* [Task instructions]
All of the lines below are to be printed again exactly; images are excluded from the output.

start Dataset extract

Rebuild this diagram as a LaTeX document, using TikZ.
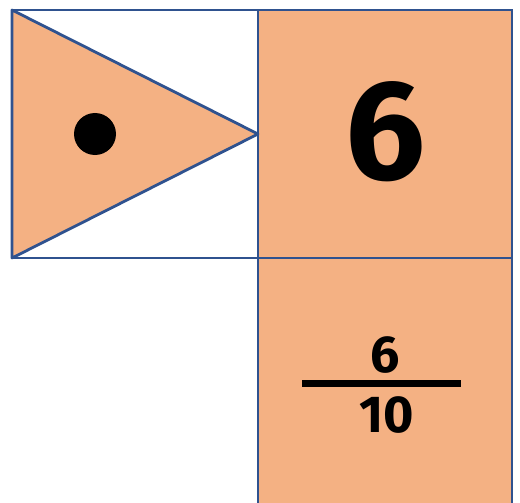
\documentclass[tikz,border=0pt]{standalone}
\usepackage{fontspec}
\setmainfont{Fira Sans}
\definecolor{tileblue}{RGB}{47,82,143}
\definecolor{tileorange}{RGB}{244,177,131}
\begin{document}
\begin{tikzpicture}[x=1pt,y=-1pt,
  cell/.style={draw=tileblue,line width=2.8pt,inner sep=0pt,outer sep=0pt},
  digit/.style={inner sep=0pt,font=\bfseries}]
\useasboundingbox (0,0) rectangle (520,503);
\clip (0,0) rectangle (520,503);
% the three tiles
\node[cell,fill=white,minimum width=246pt,minimum height=248pt] (left) at (135,134) {};
\node[cell,fill=tileorange,minimum width=254pt,minimum height=248pt] (top) at (385,134) {};
\node[cell,fill=tileorange,minimum width=254pt,minimum height=250pt] (bottom) at (385,383) {};
% arrow shaped triangle with its dot
\filldraw[fill=tileorange,draw=tileblue,line width=2.8pt,line join=round]
  (left.north west) -- (left.south west) -- (left.east) -- cycle;
\node[circle,fill=black,minimum size=42pt,inner sep=0pt] (dot) at (95,134) {};
% numbers
\node[digit,font=\fontsize{142}{142}\bfseries\selectfont] (six) at (386,132) {6};
\node[digit,font=\fontsize{52}{52}\bfseries\selectfont,anchor=south] (num) at (385,374) {6};
\node[digit,font=\fontsize{52}{52}\bfseries\selectfont,anchor=north] (den) at (387,396) {10};
\coordinate (barl) at (302,383);
\coordinate (barr) at (461,383);
\draw[line width=7pt] (barl) -- (barr);
\end{tikzpicture}
\end{document}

end Dataset extract

* [Result of this task]
Rebuild this diagram as a LaTeX document, using TikZ.
\documentclass[tikz,border=0pt]{standalone}
\usepackage{fontspec}
\setmainfont{Fira Sans}
\definecolor{tileblue}{RGB}{47,82,143}
\definecolor{tileorange}{RGB}{244,177,131}
\begin{document}
\begin{tikzpicture}[x=1pt,y=-1pt,
  cell/.style={draw=tileblue,line width=2.8pt,inner sep=0pt,outer sep=0pt},
  digit/.style={inner sep=0pt,font=\bfseries}]
\useasboundingbox (0,0) rectangle (520,503);
\clip (0,0) rectangle (520,503);
% the three tiles
\node[cell,fill=white,minimum width=246pt,minimum height=248pt] (left) at (135,134) {};
\node[cell,fill=tileorange,minimum width=254pt,minimum height=248pt] (top) at (385,134) {};
\node[cell,fill=tileorange,minimum width=254pt,minimum height=250pt] (bottom) at (385,383) {};
% arrow shaped triangle with its dot
\filldraw[fill=tileorange,draw=tileblue,line width=2.8pt,line join=round]
  (left.north west) -- (left.south west) -- (left.east) -- cycle;
\node[circle,fill=black,minimum size=42pt,inner sep=0pt] (dot) at (95,134) {};
% numbers
\node[digit,font=\fontsize{142}{142}\bfseries\selectfont] (six) at (386,132) {6};
\node[digit,font=\fontsize{52}{52}\bfseries\selectfont,anchor=south] (num) at (385,374) {6};
\node[digit,font=\fontsize{52}{52}\bfseries\selectfont,anchor=north] (den) at (387,396) {10};
\coordinate (barl) at (302,383);
\coordinate (barr) at (461,383);
\draw[line width=7pt] (barl) -- (barr);
\end{tikzpicture}
\end{document}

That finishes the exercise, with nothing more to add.